● **Given task**
Skip every image and restate the data word for word.

● **Data provided**
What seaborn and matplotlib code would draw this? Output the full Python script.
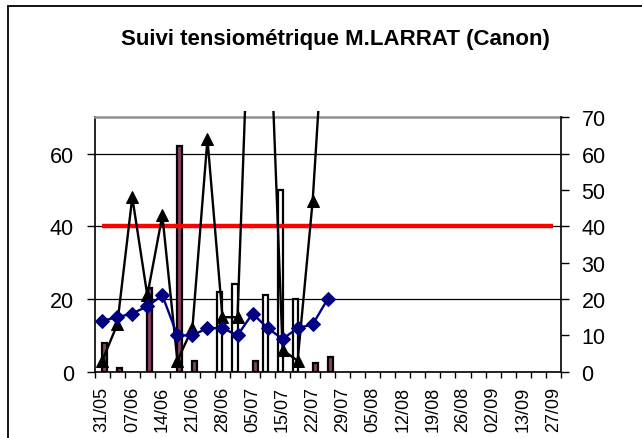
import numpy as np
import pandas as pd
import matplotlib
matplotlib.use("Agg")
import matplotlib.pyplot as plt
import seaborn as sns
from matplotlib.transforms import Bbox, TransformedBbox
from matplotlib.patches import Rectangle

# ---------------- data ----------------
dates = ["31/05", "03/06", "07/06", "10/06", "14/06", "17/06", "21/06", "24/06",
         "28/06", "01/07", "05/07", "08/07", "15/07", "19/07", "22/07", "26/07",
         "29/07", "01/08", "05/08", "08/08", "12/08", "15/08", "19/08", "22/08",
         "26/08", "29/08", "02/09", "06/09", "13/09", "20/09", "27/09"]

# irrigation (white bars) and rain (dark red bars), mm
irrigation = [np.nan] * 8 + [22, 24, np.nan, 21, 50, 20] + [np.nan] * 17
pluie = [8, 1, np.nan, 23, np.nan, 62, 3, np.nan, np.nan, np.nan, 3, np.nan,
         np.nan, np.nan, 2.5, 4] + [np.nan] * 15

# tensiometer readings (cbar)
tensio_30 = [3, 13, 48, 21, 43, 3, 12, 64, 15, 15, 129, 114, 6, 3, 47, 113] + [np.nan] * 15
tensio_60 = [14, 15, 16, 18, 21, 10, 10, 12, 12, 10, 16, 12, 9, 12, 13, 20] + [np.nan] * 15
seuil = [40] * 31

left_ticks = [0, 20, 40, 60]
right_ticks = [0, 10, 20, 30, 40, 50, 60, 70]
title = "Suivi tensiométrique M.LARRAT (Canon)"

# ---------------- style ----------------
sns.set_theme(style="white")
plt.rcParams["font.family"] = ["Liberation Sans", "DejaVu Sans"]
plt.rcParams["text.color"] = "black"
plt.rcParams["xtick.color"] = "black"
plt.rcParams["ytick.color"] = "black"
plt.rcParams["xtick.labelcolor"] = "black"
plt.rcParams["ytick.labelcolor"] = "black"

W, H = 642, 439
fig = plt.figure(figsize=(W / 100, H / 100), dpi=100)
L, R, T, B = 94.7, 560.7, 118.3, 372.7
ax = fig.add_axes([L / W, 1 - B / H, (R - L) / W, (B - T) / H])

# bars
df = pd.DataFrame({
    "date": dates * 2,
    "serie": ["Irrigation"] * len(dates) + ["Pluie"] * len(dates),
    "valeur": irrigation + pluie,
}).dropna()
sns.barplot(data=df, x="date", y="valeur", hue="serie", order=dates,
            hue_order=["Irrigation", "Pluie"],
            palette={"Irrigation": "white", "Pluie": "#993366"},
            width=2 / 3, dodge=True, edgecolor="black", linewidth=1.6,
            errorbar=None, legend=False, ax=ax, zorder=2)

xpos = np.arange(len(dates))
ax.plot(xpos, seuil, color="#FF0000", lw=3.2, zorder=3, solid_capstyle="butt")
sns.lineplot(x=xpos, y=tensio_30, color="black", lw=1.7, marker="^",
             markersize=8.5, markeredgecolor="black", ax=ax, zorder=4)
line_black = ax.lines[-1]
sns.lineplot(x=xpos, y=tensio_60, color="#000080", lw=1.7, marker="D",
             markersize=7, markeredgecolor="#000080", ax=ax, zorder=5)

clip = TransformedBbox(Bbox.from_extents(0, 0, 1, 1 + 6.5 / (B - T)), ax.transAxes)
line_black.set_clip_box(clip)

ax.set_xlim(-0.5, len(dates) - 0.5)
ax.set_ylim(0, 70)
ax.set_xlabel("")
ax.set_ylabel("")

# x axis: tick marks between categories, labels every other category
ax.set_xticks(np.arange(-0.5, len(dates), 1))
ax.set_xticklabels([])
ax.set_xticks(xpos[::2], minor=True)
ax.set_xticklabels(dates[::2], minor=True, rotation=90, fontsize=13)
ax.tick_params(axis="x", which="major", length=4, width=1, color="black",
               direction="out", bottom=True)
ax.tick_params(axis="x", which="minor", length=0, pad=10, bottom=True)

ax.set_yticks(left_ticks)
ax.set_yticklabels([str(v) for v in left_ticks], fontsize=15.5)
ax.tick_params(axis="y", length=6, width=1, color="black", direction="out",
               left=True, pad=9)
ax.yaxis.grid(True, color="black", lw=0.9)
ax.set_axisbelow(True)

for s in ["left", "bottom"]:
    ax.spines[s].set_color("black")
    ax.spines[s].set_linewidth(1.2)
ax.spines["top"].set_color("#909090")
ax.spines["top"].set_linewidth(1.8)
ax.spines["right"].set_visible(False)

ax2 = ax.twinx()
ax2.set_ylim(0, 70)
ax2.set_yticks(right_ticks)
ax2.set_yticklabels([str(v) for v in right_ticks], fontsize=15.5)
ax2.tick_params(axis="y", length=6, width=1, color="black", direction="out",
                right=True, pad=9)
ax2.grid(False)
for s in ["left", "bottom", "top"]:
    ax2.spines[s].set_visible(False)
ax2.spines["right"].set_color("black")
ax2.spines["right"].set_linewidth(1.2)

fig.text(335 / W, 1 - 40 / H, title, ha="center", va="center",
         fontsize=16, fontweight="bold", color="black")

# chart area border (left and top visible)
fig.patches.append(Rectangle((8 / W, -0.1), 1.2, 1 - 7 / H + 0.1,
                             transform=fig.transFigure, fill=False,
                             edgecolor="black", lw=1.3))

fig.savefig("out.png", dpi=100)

● **The answer**
What seaborn and matplotlib code would draw this? Output the full Python script.
import numpy as np
import pandas as pd
import matplotlib
matplotlib.use("Agg")
import matplotlib.pyplot as plt
import seaborn as sns
from matplotlib.transforms import Bbox, TransformedBbox
from matplotlib.patches import Rectangle

# ---------------- data ----------------
dates = ["31/05", "03/06", "07/06", "10/06", "14/06", "17/06", "21/06", "24/06",
         "28/06", "01/07", "05/07", "08/07", "15/07", "19/07", "22/07", "26/07",
         "29/07", "01/08", "05/08", "08/08", "12/08", "15/08", "19/08", "22/08",
         "26/08", "29/08", "02/09", "06/09", "13/09", "20/09", "27/09"]

# irrigation (white bars) and rain (dark red bars), mm
irrigation = [np.nan] * 8 + [22, 24, np.nan, 21, 50, 20] + [np.nan] * 17
pluie = [8, 1, np.nan, 23, np.nan, 62, 3, np.nan, np.nan, np.nan, 3, np.nan,
         np.nan, np.nan, 2.5, 4] + [np.nan] * 15

# tensiometer readings (cbar)
tensio_30 = [3, 13, 48, 21, 43, 3, 12, 64, 15, 15, 129, 114, 6, 3, 47, 113] + [np.nan] * 15
tensio_60 = [14, 15, 16, 18, 21, 10, 10, 12, 12, 10, 16, 12, 9, 12, 13, 20] + [np.nan] * 15
seuil = [40] * 31

left_ticks = [0, 20, 40, 60]
right_ticks = [0, 10, 20, 30, 40, 50, 60, 70]
title = "Suivi tensiométrique M.LARRAT (Canon)"

# ---------------- style ----------------
sns.set_theme(style="white")
plt.rcParams["font.family"] = ["Liberation Sans", "DejaVu Sans"]
plt.rcParams["text.color"] = "black"
plt.rcParams["xtick.color"] = "black"
plt.rcParams["ytick.color"] = "black"
plt.rcParams["xtick.labelcolor"] = "black"
plt.rcParams["ytick.labelcolor"] = "black"

W, H = 642, 439
fig = plt.figure(figsize=(W / 100, H / 100), dpi=100)
L, R, T, B = 94.7, 560.7, 118.3, 372.7
ax = fig.add_axes([L / W, 1 - B / H, (R - L) / W, (B - T) / H])

# bars
df = pd.DataFrame({
    "date": dates * 2,
    "serie": ["Irrigation"] * len(dates) + ["Pluie"] * len(dates),
    "valeur": irrigation + pluie,
}).dropna()
sns.barplot(data=df, x="date", y="valeur", hue="serie", order=dates,
            hue_order=["Irrigation", "Pluie"],
            palette={"Irrigation": "white", "Pluie": "#993366"},
            width=2 / 3, dodge=True, edgecolor="black", linewidth=1.6,
            errorbar=None, legend=False, ax=ax, zorder=2)

xpos = np.arange(len(dates))
ax.plot(xpos, seuil, color="#FF0000", lw=3.2, zorder=3, solid_capstyle="butt")
sns.lineplot(x=xpos, y=tensio_30, color="black", lw=1.7, marker="^",
             markersize=8.5, markeredgecolor="black", ax=ax, zorder=4)
line_black = ax.lines[-1]
sns.lineplot(x=xpos, y=tensio_60, color="#000080", lw=1.7, marker="D",
             markersize=7, markeredgecolor="#000080", ax=ax, zorder=5)

clip = TransformedBbox(Bbox.from_extents(0, 0, 1, 1 + 6.5 / (B - T)), ax.transAxes)
line_black.set_clip_box(clip)

ax.set_xlim(-0.5, len(dates) - 0.5)
ax.set_ylim(0, 70)
ax.set_xlabel("")
ax.set_ylabel("")

# x axis: tick marks between categories, labels every other category
ax.set_xticks(np.arange(-0.5, len(dates), 1))
ax.set_xticklabels([])
ax.set_xticks(xpos[::2], minor=True)
ax.set_xticklabels(dates[::2], minor=True, rotation=90, fontsize=13)
ax.tick_params(axis="x", which="major", length=4, width=1, color="black",
               direction="out", bottom=True)
ax.tick_params(axis="x", which="minor", length=0, pad=10, bottom=True)

ax.set_yticks(left_ticks)
ax.set_yticklabels([str(v) for v in left_ticks], fontsize=15.5)
ax.tick_params(axis="y", length=6, width=1, color="black", direction="out",
               left=True, pad=9)
ax.yaxis.grid(True, color="black", lw=0.9)
ax.set_axisbelow(True)

for s in ["left", "bottom"]:
    ax.spines[s].set_color("black")
    ax.spines[s].set_linewidth(1.2)
ax.spines["top"].set_color("#909090")
ax.spines["top"].set_linewidth(1.8)
ax.spines["right"].set_visible(False)

ax2 = ax.twinx()
ax2.set_ylim(0, 70)
ax2.set_yticks(right_ticks)
ax2.set_yticklabels([str(v) for v in right_ticks], fontsize=15.5)
ax2.tick_params(axis="y", length=6, width=1, color="black", direction="out",
                right=True, pad=9)
ax2.grid(False)
for s in ["left", "bottom", "top"]:
    ax2.spines[s].set_visible(False)
ax2.spines["right"].set_color("black")
ax2.spines["right"].set_linewidth(1.2)

fig.text(335 / W, 1 - 40 / H, title, ha="center", va="center",
         fontsize=16, fontweight="bold", color="black")

# chart area border (left and top visible)
fig.patches.append(Rectangle((8 / W, -0.1), 1.2, 1 - 7 / H + 0.1,
                             transform=fig.transFigure, fill=False,
                             edgecolor="black", lw=1.3))

fig.savefig("out.png", dpi=100)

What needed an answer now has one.